--- Start ---
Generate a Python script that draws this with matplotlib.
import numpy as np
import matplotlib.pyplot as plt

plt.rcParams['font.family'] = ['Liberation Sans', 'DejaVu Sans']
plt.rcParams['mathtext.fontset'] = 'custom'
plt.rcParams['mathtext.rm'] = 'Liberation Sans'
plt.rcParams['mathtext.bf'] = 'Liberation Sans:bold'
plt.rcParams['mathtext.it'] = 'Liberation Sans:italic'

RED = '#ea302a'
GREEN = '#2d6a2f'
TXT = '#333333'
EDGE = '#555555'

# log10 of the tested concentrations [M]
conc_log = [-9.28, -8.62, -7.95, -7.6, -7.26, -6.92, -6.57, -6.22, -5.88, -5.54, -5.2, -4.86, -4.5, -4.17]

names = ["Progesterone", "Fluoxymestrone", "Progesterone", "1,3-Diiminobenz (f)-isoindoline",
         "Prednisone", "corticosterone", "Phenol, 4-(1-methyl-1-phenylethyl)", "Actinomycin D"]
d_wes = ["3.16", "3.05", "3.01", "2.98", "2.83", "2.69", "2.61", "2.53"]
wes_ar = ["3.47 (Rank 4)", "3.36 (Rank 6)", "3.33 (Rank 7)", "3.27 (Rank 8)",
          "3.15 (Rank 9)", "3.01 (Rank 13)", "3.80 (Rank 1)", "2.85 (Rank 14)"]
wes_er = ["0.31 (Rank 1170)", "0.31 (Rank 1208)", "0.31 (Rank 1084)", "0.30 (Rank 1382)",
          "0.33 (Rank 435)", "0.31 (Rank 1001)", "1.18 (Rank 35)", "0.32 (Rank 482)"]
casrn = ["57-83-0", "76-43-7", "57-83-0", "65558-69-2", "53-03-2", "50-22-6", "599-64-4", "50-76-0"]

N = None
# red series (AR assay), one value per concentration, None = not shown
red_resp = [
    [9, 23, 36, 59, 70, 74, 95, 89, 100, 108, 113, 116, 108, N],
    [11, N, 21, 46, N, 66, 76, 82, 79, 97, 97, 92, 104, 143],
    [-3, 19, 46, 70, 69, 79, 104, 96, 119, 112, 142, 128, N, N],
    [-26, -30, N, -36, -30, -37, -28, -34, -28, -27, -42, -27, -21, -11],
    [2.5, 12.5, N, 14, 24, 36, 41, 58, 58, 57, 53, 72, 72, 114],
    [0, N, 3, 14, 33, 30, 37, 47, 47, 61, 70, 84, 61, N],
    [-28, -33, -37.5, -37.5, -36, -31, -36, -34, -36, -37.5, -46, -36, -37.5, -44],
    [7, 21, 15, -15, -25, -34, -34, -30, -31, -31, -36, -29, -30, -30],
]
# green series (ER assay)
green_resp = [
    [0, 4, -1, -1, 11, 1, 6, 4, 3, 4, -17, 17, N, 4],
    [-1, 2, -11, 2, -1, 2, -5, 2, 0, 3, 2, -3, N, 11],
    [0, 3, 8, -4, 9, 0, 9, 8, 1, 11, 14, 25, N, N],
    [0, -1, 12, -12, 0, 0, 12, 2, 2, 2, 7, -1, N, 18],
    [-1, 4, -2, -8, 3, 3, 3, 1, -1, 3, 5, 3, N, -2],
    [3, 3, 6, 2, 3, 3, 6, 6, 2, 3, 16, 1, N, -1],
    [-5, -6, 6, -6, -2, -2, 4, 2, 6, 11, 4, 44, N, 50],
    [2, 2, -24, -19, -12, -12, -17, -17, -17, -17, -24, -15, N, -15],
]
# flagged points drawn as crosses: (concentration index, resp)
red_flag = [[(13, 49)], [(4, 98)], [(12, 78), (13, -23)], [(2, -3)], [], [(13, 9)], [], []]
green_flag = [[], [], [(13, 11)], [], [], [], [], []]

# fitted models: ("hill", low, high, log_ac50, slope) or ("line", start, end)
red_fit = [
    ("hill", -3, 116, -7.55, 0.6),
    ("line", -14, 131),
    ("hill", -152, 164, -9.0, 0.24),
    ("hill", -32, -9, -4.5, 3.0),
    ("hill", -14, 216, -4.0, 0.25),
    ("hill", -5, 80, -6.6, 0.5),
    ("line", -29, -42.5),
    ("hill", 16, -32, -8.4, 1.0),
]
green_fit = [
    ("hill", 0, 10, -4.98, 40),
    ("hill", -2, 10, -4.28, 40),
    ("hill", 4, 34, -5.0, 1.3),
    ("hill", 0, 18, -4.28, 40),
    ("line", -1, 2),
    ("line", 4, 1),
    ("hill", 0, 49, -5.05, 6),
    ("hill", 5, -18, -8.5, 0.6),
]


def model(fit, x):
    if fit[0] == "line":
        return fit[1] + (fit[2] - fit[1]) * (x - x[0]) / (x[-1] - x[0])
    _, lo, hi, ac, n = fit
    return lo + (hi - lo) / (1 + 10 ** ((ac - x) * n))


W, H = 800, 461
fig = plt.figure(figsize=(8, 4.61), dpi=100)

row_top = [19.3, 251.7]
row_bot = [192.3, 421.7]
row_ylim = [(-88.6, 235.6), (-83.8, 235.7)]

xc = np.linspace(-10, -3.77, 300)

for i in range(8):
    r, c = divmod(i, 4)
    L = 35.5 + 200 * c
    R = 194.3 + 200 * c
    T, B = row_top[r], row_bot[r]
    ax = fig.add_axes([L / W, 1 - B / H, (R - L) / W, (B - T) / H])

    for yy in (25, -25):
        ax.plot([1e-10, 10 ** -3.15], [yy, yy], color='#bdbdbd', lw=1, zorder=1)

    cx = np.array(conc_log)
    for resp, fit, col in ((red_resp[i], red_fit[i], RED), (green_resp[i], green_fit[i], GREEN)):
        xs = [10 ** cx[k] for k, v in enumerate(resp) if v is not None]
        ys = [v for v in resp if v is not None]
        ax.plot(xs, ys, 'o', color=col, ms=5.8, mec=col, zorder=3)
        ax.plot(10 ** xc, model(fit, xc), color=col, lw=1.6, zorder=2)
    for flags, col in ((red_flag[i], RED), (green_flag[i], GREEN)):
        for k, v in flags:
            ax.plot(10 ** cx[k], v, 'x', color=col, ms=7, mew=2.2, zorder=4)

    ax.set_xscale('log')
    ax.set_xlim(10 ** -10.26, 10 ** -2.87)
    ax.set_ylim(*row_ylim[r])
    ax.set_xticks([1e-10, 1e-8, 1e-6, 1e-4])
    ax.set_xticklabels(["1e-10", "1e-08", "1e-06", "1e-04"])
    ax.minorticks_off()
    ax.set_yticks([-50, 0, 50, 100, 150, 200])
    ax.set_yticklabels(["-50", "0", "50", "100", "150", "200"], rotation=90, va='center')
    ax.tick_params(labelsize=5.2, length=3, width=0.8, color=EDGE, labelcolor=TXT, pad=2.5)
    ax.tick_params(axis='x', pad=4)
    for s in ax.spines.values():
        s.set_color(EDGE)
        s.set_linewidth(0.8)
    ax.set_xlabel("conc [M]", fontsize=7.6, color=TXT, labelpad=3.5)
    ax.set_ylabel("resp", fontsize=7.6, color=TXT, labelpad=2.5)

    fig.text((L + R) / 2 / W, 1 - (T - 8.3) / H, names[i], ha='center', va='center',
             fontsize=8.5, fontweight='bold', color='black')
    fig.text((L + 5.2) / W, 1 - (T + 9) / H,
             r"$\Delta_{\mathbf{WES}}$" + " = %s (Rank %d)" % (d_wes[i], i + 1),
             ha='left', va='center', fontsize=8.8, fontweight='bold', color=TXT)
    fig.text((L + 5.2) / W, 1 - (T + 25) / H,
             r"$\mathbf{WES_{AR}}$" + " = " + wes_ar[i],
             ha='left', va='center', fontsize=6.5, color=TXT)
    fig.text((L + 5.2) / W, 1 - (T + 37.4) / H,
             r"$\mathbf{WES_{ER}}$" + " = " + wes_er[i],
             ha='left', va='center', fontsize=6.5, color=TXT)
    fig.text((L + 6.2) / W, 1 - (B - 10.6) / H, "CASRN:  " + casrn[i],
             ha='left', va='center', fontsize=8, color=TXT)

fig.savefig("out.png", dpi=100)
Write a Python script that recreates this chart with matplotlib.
--- End ---
## [Given task]
Copy out only the lines running from the beginning of the data to the line with "import matplotlib.pyplot as plt", both ends included.

## [Problem solution]
Generate a Python script that draws this with matplotlib.
import numpy as np
import matplotlib.pyplot as plt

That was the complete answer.